== Given records ==
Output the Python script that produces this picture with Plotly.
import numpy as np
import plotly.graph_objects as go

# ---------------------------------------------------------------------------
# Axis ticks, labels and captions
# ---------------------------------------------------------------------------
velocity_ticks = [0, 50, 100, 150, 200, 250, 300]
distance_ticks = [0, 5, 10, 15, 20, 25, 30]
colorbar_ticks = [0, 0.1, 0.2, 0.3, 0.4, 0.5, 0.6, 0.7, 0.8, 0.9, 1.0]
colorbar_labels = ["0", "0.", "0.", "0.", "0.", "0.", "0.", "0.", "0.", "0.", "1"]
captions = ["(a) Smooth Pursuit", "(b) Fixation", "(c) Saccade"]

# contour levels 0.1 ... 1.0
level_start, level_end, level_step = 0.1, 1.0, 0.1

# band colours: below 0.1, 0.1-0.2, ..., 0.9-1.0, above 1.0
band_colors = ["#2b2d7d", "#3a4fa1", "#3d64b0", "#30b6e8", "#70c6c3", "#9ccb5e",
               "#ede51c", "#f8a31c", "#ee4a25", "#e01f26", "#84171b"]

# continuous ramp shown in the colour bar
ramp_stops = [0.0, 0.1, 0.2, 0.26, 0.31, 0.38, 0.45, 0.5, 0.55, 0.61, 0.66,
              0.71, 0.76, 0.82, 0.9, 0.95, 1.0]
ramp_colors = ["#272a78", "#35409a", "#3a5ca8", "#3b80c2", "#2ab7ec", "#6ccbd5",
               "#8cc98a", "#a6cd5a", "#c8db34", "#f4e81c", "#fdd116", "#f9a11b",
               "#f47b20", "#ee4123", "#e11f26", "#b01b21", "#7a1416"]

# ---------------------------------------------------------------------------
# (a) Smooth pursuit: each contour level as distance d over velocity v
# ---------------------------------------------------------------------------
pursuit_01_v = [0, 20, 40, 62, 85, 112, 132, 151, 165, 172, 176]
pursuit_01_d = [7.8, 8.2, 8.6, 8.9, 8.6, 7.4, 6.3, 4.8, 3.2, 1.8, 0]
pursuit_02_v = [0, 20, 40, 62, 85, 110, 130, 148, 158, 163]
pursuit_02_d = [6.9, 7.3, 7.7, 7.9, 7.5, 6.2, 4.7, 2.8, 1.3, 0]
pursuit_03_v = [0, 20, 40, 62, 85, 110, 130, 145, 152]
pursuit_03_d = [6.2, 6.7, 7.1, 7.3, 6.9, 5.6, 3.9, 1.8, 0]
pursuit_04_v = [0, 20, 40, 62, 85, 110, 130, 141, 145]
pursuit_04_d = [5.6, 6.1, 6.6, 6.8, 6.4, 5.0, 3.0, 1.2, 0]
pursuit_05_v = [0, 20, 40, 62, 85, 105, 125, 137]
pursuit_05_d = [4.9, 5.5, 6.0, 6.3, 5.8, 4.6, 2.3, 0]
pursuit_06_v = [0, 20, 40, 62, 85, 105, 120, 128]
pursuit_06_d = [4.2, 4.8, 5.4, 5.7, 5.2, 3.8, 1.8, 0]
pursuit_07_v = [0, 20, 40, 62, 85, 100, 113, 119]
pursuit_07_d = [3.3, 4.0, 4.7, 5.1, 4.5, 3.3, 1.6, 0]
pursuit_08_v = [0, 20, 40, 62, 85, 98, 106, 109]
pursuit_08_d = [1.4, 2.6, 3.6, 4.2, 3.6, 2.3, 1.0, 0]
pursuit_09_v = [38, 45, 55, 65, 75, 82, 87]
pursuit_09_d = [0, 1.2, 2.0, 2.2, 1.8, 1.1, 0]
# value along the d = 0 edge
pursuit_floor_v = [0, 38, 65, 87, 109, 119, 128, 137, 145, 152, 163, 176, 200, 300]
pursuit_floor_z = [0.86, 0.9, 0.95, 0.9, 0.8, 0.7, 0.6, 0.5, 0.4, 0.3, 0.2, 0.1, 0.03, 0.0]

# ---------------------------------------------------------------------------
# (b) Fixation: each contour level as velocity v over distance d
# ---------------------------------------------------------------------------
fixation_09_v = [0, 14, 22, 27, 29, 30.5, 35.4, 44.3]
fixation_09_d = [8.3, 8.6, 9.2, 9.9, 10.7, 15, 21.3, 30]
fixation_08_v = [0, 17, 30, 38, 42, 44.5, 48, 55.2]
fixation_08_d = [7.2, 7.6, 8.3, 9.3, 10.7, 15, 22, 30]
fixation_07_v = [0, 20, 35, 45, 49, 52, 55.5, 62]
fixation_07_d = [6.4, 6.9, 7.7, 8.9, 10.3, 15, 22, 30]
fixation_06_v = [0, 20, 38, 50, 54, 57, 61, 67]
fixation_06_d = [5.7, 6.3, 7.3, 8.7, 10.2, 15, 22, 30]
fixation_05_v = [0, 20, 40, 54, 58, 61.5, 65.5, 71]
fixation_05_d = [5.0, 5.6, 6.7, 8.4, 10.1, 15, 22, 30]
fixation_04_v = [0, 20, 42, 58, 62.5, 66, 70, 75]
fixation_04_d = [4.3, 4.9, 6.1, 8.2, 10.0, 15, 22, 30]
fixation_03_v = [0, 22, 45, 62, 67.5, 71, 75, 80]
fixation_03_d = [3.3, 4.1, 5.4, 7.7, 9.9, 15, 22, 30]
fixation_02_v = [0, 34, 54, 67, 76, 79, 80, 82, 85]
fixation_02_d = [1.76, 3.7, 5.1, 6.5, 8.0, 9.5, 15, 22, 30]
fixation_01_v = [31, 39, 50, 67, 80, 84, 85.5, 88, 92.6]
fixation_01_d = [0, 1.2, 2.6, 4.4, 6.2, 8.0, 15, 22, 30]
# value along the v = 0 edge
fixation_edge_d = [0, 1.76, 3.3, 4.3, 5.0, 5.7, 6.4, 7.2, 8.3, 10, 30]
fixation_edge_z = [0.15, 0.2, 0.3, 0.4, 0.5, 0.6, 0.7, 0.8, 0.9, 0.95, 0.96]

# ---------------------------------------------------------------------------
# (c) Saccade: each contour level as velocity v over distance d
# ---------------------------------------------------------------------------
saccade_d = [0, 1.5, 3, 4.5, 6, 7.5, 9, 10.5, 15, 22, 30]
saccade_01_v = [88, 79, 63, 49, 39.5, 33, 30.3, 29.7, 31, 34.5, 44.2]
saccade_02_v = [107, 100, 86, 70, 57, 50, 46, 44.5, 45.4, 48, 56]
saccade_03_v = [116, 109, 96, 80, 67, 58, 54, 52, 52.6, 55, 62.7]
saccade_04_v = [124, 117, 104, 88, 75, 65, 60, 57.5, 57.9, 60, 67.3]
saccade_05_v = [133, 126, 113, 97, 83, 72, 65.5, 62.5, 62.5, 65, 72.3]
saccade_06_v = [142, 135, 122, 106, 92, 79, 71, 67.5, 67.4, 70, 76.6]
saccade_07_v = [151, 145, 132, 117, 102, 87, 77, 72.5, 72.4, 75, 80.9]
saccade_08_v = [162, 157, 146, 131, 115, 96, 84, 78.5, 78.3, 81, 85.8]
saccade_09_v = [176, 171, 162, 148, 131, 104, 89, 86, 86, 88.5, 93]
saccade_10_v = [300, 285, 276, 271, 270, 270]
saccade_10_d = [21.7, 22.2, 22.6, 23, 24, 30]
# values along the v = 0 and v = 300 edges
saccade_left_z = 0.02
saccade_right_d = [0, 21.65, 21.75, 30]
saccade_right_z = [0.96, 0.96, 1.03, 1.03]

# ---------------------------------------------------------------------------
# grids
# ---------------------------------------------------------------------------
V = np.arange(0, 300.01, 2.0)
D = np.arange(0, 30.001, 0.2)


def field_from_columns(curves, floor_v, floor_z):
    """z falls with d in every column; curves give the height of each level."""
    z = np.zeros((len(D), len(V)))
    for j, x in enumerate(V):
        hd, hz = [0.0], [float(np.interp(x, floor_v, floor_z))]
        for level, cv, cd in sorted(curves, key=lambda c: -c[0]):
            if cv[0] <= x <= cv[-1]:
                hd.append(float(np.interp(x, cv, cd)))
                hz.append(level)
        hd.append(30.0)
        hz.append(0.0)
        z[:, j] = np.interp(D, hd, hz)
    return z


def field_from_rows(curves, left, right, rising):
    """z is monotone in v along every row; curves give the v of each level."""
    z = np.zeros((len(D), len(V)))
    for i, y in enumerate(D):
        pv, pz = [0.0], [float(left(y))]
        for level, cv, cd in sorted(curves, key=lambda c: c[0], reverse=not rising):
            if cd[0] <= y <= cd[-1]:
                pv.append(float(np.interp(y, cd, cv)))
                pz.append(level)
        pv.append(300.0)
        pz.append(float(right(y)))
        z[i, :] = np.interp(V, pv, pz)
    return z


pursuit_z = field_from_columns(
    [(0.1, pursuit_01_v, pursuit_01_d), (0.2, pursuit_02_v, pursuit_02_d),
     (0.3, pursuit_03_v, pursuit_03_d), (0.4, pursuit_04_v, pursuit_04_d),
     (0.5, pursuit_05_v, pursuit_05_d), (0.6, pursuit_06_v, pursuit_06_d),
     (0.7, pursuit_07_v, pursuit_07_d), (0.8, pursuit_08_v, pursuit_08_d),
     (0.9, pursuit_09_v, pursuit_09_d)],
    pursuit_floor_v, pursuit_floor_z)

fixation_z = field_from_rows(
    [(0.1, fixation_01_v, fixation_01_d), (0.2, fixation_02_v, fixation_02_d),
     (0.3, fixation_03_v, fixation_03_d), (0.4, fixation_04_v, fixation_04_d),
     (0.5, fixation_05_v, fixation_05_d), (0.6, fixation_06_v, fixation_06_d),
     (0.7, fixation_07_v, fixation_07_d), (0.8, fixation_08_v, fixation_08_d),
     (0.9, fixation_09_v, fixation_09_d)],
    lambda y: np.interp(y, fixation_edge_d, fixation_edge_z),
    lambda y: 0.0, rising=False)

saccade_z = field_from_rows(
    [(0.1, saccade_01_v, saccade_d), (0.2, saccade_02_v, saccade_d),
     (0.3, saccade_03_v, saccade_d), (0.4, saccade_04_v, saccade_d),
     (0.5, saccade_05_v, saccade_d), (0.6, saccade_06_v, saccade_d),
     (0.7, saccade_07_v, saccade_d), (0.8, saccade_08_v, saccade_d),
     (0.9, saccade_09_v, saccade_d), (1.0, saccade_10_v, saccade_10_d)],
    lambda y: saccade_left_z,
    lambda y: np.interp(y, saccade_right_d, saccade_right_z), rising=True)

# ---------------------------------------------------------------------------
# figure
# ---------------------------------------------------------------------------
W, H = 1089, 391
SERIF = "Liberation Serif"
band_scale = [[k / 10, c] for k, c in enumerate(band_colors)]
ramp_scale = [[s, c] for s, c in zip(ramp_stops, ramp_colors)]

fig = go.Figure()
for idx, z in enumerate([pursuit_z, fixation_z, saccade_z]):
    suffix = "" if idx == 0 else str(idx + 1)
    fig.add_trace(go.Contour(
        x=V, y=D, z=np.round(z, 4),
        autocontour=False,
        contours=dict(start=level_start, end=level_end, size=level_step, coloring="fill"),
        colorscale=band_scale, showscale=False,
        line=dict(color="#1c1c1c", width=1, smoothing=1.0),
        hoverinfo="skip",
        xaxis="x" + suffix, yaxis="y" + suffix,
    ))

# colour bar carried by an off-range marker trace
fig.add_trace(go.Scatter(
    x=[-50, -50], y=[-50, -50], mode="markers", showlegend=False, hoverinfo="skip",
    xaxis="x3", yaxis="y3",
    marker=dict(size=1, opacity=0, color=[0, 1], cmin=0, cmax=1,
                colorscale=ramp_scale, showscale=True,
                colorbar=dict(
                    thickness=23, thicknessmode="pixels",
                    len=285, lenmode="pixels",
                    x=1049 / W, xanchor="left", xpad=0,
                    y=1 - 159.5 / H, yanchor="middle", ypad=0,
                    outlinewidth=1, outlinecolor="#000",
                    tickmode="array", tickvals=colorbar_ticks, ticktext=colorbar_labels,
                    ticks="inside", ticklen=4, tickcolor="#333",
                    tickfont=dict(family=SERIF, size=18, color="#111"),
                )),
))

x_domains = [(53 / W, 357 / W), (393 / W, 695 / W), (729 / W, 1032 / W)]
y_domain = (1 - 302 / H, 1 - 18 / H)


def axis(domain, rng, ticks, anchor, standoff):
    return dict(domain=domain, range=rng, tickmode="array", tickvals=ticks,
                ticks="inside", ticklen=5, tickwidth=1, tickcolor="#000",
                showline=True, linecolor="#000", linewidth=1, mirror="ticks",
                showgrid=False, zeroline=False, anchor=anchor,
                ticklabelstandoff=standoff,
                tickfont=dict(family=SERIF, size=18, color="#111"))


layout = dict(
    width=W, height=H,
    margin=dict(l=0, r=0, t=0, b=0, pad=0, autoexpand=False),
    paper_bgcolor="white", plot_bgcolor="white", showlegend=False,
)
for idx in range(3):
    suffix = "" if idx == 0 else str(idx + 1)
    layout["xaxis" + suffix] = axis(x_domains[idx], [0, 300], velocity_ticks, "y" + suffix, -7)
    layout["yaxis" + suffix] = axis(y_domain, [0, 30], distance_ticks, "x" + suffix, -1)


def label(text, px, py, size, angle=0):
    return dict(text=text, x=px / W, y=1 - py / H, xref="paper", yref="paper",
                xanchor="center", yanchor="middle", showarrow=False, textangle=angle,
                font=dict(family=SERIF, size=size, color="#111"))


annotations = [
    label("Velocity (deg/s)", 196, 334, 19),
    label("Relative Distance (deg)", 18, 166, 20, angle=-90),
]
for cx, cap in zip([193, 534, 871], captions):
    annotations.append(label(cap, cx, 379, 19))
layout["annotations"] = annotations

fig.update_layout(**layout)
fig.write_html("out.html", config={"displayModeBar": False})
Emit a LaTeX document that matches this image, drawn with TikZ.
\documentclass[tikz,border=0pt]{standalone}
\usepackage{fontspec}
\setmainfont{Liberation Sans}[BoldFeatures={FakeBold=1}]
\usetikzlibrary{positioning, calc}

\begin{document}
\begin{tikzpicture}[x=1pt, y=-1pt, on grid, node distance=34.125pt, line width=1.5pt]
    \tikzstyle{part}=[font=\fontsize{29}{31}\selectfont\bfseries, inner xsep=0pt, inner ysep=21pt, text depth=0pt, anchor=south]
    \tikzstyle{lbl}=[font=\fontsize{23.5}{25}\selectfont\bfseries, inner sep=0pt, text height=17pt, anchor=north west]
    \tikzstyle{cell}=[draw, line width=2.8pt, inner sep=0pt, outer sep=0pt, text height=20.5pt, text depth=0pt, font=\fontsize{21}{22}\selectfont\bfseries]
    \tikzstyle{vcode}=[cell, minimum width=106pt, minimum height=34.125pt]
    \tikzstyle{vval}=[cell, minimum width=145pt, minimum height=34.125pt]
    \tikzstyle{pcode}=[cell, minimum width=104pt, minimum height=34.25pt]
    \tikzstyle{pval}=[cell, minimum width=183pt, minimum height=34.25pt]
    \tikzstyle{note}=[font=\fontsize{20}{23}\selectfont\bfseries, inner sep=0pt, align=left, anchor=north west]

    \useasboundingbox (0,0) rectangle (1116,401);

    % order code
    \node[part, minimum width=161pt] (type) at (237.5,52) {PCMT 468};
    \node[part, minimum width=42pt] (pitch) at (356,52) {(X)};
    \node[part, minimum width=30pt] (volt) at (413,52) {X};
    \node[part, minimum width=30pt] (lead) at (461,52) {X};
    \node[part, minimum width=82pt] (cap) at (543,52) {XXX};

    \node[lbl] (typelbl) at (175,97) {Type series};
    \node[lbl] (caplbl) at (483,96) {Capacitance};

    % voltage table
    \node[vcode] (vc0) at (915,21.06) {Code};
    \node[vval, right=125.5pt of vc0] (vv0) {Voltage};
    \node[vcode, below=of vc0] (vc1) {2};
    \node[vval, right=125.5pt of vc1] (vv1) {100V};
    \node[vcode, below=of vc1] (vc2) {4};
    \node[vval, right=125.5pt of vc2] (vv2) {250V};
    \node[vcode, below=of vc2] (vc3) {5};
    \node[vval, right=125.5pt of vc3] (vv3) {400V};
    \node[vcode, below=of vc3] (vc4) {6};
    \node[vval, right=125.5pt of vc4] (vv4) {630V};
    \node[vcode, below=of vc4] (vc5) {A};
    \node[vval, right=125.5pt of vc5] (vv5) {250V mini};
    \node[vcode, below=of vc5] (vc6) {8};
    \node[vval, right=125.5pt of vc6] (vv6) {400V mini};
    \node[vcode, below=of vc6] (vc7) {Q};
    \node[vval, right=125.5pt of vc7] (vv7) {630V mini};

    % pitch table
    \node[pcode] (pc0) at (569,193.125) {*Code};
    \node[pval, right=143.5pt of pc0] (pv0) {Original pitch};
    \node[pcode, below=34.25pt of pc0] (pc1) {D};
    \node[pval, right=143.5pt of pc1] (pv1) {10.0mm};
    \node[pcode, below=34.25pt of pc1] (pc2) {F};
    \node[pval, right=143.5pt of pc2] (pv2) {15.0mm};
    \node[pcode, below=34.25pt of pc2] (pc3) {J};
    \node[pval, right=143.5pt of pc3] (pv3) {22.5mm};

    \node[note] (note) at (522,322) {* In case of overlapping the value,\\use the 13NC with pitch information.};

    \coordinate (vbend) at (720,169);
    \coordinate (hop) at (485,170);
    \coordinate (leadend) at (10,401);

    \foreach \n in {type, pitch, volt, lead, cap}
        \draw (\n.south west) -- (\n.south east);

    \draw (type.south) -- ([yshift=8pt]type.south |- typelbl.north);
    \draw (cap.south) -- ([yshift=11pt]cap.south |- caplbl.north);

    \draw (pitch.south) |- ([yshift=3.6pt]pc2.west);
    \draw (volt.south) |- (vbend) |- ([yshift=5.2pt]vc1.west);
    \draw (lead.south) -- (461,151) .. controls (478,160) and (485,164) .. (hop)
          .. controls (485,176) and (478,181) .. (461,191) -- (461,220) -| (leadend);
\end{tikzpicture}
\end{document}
===
Directive: Pick out each line containing the string "with" and copy it.

Completed exercise:
Output the Python script that produces this picture with Plotly.
    """z falls with d in every column; curves give the height of each level."""
Emit a LaTeX document that matches this image, drawn with TikZ.
    \node[note] (note) at (522,322) {* In case of overlapping the value,\\use the 13NC with pitch information.};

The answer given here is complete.